» TASK BRIEF: Identify all lines below that hold "Clone" and collect them.

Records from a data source

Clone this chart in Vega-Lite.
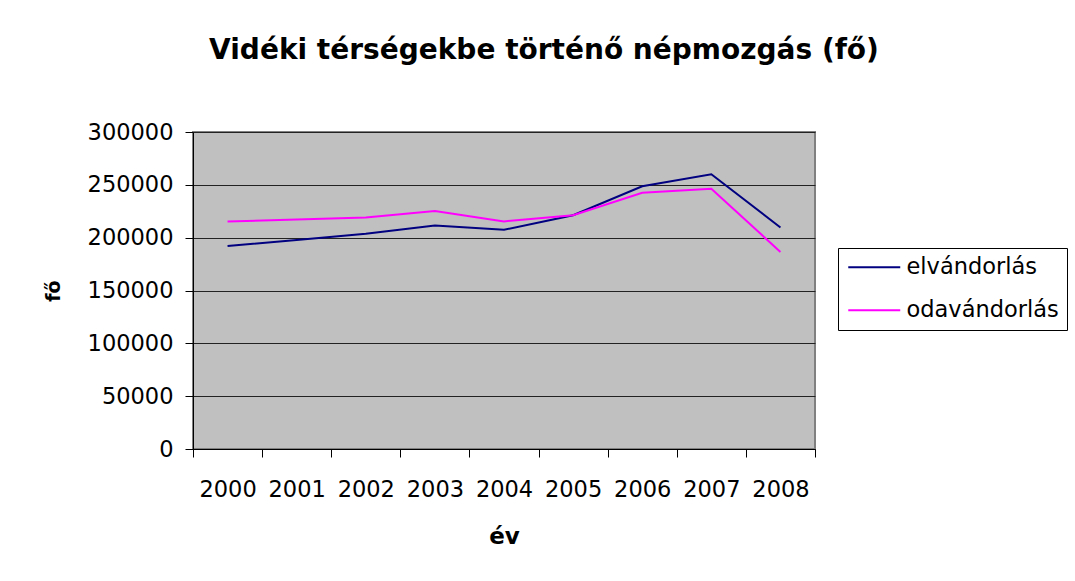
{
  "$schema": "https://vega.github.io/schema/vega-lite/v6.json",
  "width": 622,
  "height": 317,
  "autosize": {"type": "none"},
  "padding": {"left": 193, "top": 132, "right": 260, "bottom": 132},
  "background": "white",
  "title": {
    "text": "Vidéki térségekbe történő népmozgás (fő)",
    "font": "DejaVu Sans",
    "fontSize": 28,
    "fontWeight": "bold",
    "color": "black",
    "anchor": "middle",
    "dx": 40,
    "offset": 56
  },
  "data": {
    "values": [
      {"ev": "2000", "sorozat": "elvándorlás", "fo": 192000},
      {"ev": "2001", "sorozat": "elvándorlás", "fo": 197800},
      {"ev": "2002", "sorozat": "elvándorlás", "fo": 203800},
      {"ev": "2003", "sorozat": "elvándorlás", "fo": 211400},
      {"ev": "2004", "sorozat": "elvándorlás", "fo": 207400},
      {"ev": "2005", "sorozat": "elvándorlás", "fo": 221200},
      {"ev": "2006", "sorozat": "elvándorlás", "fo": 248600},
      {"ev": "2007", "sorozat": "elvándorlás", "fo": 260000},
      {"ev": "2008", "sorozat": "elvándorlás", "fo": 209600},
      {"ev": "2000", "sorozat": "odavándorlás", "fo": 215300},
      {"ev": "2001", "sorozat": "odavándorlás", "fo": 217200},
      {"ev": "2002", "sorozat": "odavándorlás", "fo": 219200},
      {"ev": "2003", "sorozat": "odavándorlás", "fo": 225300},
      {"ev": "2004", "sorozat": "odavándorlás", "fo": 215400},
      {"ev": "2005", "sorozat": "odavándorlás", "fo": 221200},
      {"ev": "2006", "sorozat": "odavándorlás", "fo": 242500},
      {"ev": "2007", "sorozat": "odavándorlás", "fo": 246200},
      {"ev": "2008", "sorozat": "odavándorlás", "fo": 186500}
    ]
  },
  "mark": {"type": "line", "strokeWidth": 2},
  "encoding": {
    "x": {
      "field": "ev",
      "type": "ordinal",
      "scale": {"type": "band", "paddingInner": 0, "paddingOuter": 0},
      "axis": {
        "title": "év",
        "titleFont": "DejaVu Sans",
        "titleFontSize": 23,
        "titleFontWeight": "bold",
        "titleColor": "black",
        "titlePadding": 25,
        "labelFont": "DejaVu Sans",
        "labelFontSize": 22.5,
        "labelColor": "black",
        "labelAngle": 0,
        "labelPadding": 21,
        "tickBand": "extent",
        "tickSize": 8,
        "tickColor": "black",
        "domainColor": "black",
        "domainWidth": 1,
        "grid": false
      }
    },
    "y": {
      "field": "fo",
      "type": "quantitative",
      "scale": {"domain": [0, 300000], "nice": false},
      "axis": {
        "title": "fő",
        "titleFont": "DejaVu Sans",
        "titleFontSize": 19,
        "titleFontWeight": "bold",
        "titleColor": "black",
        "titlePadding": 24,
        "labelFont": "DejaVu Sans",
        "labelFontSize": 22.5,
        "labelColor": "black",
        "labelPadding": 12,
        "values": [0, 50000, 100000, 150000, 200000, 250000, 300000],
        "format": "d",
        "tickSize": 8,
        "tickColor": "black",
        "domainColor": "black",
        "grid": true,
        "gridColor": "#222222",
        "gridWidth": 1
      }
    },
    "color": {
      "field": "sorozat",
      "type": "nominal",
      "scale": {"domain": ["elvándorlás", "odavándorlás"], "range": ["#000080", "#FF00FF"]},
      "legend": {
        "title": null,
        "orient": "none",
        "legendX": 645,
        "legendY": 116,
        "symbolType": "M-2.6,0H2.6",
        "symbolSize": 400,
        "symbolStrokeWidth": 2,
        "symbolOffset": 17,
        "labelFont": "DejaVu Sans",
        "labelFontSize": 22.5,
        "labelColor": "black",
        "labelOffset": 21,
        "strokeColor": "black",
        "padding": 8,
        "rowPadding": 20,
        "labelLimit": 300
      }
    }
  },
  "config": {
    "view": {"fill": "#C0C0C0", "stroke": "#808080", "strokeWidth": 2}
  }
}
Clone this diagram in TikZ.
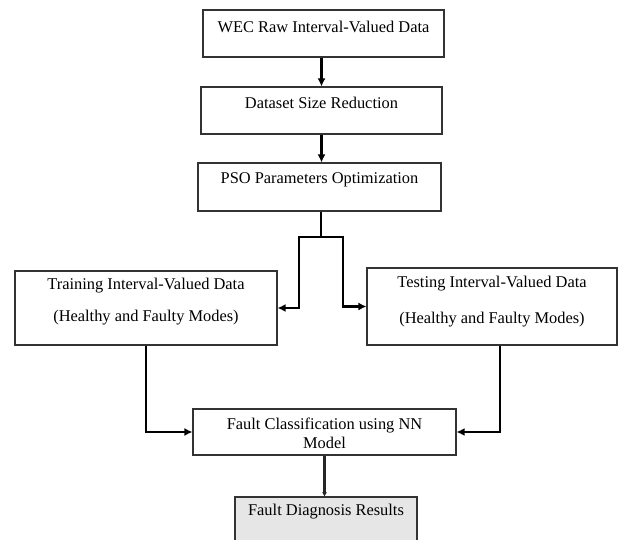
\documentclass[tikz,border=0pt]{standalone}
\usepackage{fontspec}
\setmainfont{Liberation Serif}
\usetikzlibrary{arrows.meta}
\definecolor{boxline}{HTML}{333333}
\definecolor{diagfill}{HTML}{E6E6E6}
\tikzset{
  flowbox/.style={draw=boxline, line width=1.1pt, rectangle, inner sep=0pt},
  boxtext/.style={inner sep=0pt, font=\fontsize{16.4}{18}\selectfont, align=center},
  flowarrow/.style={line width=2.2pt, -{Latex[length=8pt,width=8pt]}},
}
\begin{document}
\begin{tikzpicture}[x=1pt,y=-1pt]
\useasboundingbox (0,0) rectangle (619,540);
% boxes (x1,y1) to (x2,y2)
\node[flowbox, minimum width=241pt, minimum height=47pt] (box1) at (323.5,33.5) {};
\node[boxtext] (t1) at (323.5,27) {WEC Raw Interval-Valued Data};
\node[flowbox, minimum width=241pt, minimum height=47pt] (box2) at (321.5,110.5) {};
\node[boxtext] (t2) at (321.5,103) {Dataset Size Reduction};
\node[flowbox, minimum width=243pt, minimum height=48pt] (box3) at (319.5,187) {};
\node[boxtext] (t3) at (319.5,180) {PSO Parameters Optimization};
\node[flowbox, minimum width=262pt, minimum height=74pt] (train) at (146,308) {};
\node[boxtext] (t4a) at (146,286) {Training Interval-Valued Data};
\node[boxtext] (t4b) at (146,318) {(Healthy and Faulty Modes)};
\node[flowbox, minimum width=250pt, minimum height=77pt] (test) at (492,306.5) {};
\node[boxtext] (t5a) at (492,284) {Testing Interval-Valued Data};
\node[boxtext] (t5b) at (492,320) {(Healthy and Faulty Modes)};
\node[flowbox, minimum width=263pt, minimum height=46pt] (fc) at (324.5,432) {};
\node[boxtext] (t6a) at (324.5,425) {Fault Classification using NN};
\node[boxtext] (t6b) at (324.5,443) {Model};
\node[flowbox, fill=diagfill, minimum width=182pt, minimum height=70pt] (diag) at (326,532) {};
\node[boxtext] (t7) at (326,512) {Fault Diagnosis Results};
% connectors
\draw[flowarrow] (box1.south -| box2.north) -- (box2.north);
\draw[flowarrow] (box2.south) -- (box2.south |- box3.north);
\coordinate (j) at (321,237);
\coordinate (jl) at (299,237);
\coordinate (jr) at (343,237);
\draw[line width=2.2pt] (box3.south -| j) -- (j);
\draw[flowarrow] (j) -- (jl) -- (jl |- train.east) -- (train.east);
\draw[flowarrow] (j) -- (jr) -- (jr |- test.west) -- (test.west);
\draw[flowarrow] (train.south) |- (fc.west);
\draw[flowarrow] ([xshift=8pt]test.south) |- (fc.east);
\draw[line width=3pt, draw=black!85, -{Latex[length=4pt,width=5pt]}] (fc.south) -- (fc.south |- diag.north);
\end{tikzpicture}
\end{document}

» EXERCISE RESPONSE:
Clone this chart in Vega-Lite.
Clone this diagram in TikZ.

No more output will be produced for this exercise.